Blockspace became abundant. When L2s launched, the pitch was that they would relieve Ethereum's capacity constraints, and the token would capture value from that scarce resource. But L2s proliferated faster than demand grew. There are now dozens of rollups competing on fees, and fees have been driven toward zero. EIP-4844 (blobs) reduced L2 data costs by over 90%. When blockspace is cheap and abundant, the infrastructure layer commoditises and the application layer differentiates.
Revenue models matured at the app layer. Early DeFi protocols had no revenue model beyond token emissions. The current generation has real fee structures: Hyperliquid charges trading fees, Pendle captures yield spreads, Aave earns interest margins, GMX takes a cut of leveraged positions. These protocols can point to income statements. L2 governance tokens cannot — because the revenue flows to the sequencer operator, not the token holder.
Users follow applications, not chains. The most successful L2 by user growth is Base — not because of its technical architecture (it is a standard OP Stack rollup) but because Coinbase funnels its 100+ million users into it. Hyperliquid's growth came from building the best perpetuals product, not from chain-level marketing. When user acquisition is driven by application quality rather than chain incentives, the application captures the relationship and the value that comes with it.
The L2 token thesis could recover if two things change.
Decentralised sequencers with fee distribution. If Arbitrum or Optimism decentralise their sequencers and route a share of fees to token stakers, the governance-only token becomes a revenue-bearing asset. Optimism has signalled intent to do this. Arbitrum's governance has debated it. Neither has shipped it. Until they do, the tokens remain indirect claims on value that someone else captures.
Token-gated access to scarce resources. If L2 networks develop features that require token ownership — priority transaction ordering, dedicated blockspace, or application-specific sequencing — the token gains utility beyond voting. Some newer L2 designs are exploring this. But the established networks would need to retrofit it, which means governance votes, migration risk, and timeline uncertainty.
Both paths are plausible. Neither is imminent.
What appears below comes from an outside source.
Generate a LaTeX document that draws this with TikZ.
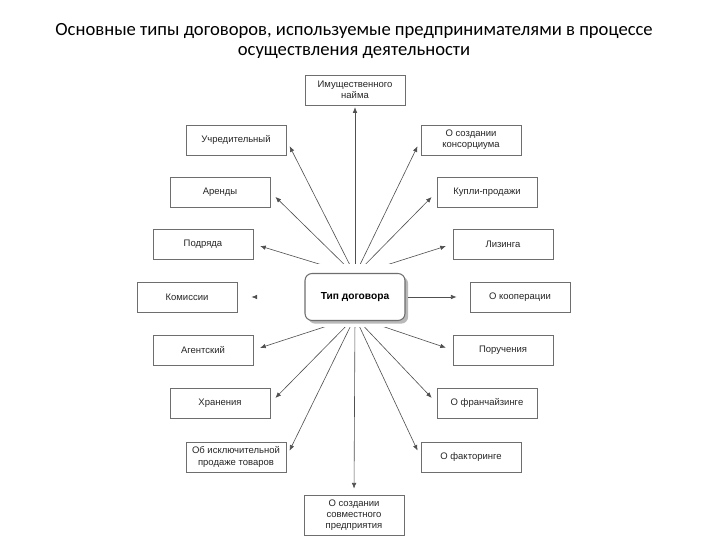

And the longer the gap persists between L2 usage growth and L2 token performance, the more capital rotates toward applications that have already solved the value capture problem.
The infrastructure-versus-application debate is not abstract. It is directly observable in the price charts. OP and ARB are down 80–90% from their peaks despite record network usage. HYPE is up while generating hundreds of millions in real fees. The market is not confused — it is repricing where value actually accrues in the stack.
For positioning:
The Fat Protocol Thesis was right for a specific era: when blockspace was scarce, applications were thin, and the protocol layer captured value by default. That era ended when L2s made blockspace cheap and applications learned to monetise directly. The stack did not change. Where the money settles did.